Rebuke is sometimes necessary, to rebuke wrongdoers. But it is better to speak in calm tones, for a soft tongue breaks strong anger (Mishlei 25:15), whereas rebuke brings out anger in the one giving the rebuke and discord and quarrels from the one being rebuked. After all, not every person knows how to accept rebuke. This is especially true nowadays, when even children hardly accept the rebuke of their parents.
Therefore, when one wishes to reprimand another person, he should do so with soft words. Instead of harsh words let them be sweet. In particular if the reprimand will be in the presence of other people, it must not be a public scolding, for that would be humiliating one’s fellow in public, about which our Sages said that anyone who does so “has no portion in the World to Come” (Avos 3:11). One has to be very careful about this, especially in the synagogue, where there is also the issue of the honor and awe of a synagogue; it is certainly forbidden to scold one fellow there. Even if one sees the fellow making the “golden calf” [in the synagogue,] Heaven forbid, one should not raise his voice to shout at the other person, for by so doing it is only harming the one doing the shouting himself. This can be compared to a person washing his clothing under direct sunlight; the clothing might be becoming whiter but the person is turning blacker. Just like the ashes of the Red Heifer (Parah Adumah) make the impure pure and the pure impure, so too the one who shouts in the synagogue is trying to correct the other fellow but in the meantime he is ruining himself.

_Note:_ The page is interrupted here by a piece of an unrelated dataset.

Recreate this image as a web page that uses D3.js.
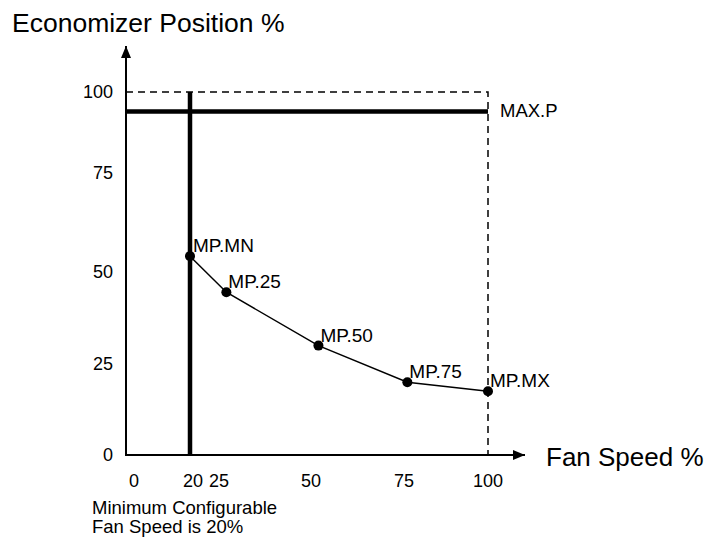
<!DOCTYPE html>
<html>
<head>
<meta charset="utf-8">
<script src="https://cdn.jsdelivr.net/npm/d3@7"></script>
<style>
  body { margin: 0; background: #fff; }
  svg text { font-family: "Liberation Sans", Arial, sans-serif; fill: #000; }
</style>
</head>
<body>
<svg id="chart" width="707" height="537"></svg>
<script>
// tick labels
const xTicks = [0, 20, 25, 50, 75, 100];
const yTicks = [0, 25, 50, 75, 100];

// curve points
const pointLabels = ["MP.MN", "MP.25", "MP.50", "MP.75", "MP.MX"];
const fanSpeed = [20, 27, 52, 76, 100];
const econPosition = [54, 44.5, 30, 20, 17.5];

// limits
const minFanSpeed = [20];
const maxPosition = [94];

const svg = d3.select("#chart");

// the drawing is hand spaced, so piecewise scales
const x = d3.scaleLinear()
  .domain([0, 20, 25, 50, 75, 100])
  .range([132, 191, 219, 311, 404, 488]);
const y = d3.scaleLinear()
  .domain([0, 25, 50, 75, 100])
  .range([455, 364, 272, 173, 92]);

const axisX0 = 126;

const defs = svg.append("defs");
defs.append("marker")
  .attr("id", "arrow")
  .attr("viewBox", "0 0 12 10")
  .attr("refX", 12).attr("refY", 5)
  .attr("markerWidth", 12).attr("markerHeight", 10)
  .attr("markerUnits", "userSpaceOnUse")
  .attr("orient", "auto")
  .append("path")
  .attr("d", "M0,0 L12,5 L0,10 Z")
  .attr("fill", "#000");

// dashed box at 100 / 100
svg.append("path")
  .attr("d", `M${axisX0},${y(100)} H${x(100)} V${y(0)}`)
  .attr("fill", "none")
  .attr("stroke", "#000")
  .attr("stroke-width", 1.5)
  .attr("stroke-dasharray", "7,5");

// axes with arrows
svg.append("line")
  .attr("x1", axisX0).attr("y1", y(0) + 1)
  .attr("x2", axisX0).attr("y2", 46)
  .attr("stroke", "#000").attr("stroke-width", 2)
  .attr("marker-end", "url(#arrow)");
svg.append("line")
  .attr("x1", axisX0 - 1).attr("y1", y(0))
  .attr("x2", 525).attr("y2", y(0))
  .attr("stroke", "#000").attr("stroke-width", 2)
  .attr("marker-end", "url(#arrow)");

// thick limit lines
svg.selectAll(".minfan").data(minFanSpeed).enter().append("line")
  .attr("x1", d => x(d) - 1).attr("x2", d => x(d) - 1)
  .attr("y1", y(100)).attr("y2", y(0))
  .attr("stroke", "#000").attr("stroke-width", 4.5);
svg.selectAll(".maxpos").data(maxPosition).enter().append("line")
  .attr("x1", axisX0).attr("x2", x(100))
  .attr("y1", d => y(d)).attr("y2", d => y(d))
  .attr("stroke", "#000").attr("stroke-width", 4.5);
svg.selectAll(".maxlabel").data(maxPosition).enter().append("text")
  .attr("x", x(100) + 12).attr("y", d => y(d) + 6)
  .attr("font-size", 18.5)
  .text("MAX.P");

// curve
const pts = fanSpeed.map((f, i) => ({ f: f, p: econPosition[i], label: pointLabels[i] }));
const line = d3.line().x(d => x(d.f) - (d.f === 20 ? 1 : 0)).y(d => y(d.p));
svg.append("path")
  .datum(pts)
  .attr("d", line)
  .attr("fill", "none")
  .attr("stroke", "#000")
  .attr("stroke-width", 1.5);

svg.selectAll(".dot").data(pts).enter().append("circle")
  .attr("cx", d => x(d.f) - (d.f === 20 ? 1 : 0))
  .attr("cy", d => y(d.p))
  .attr("r", 5);

svg.selectAll(".plabel").data(pts).enter().append("text")
  .attr("x", d => x(d.f) + 2)
  .attr("y", d => y(d.p) - 4)
  .attr("font-size", 19)
  .text(d => d.label);

// tick labels
svg.selectAll(".ytick").data(yTicks).enter().append("text")
  .attr("x", 113)
  .attr("y", d => y(d) + 6)
  .attr("text-anchor", "end")
  .attr("font-size", 18)
  .text(d => d);
svg.selectAll(".xtick").data(xTicks).enter().append("text")
  .attr("x", d => x(d) + (d === 0 ? 2 : d === 20 ? 2 : 0))
  .attr("y", 487)
  .attr("text-anchor", "middle")
  .attr("font-size", 18)
  .text(d => d);

// axis titles
svg.append("text")
  .attr("x", 12).attr("y", 32)
  .attr("font-size", 26.5)
  .text("Economizer Position %");
svg.append("text")
  .attr("x", 546).attr("y", 466)
  .attr("font-size", 26)
  .text("Fan Speed %");

// note under the axis
svg.append("text")
  .attr("x", 92).attr("y", 514)
  .attr("font-size", 18.5)
  .text("Minimum Configurable");
svg.append("text")
  .attr("x", 92).attr("y", 533)
  .attr("font-size", 18.5)
  .text("Fan Speed is 20%");
</script>
</body>
</html>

Our Sages have already explained (Arachin 16b) regarding the verse, You must admonish your neighbor, and do not sin through him (Vayikra 19:17), that the precondition of the mitzvah of admonishment is that it may not be done in the form of public humiliation; otherwise, the one admonishing will himself be sinning “through him.”
Therefore, if one is trying to stop his fellow from some forbidden activity, he should go to the fellow and speak with him privately and as a calm discussion. It is always appropriate to talk softly, with a low voice, for that is the way of humility and submission. But the voice of fools is with needless shouting that only agitates everyone around them, while the words of the wise which are spoken gently are always enjoyable and pleasing to those who hear them.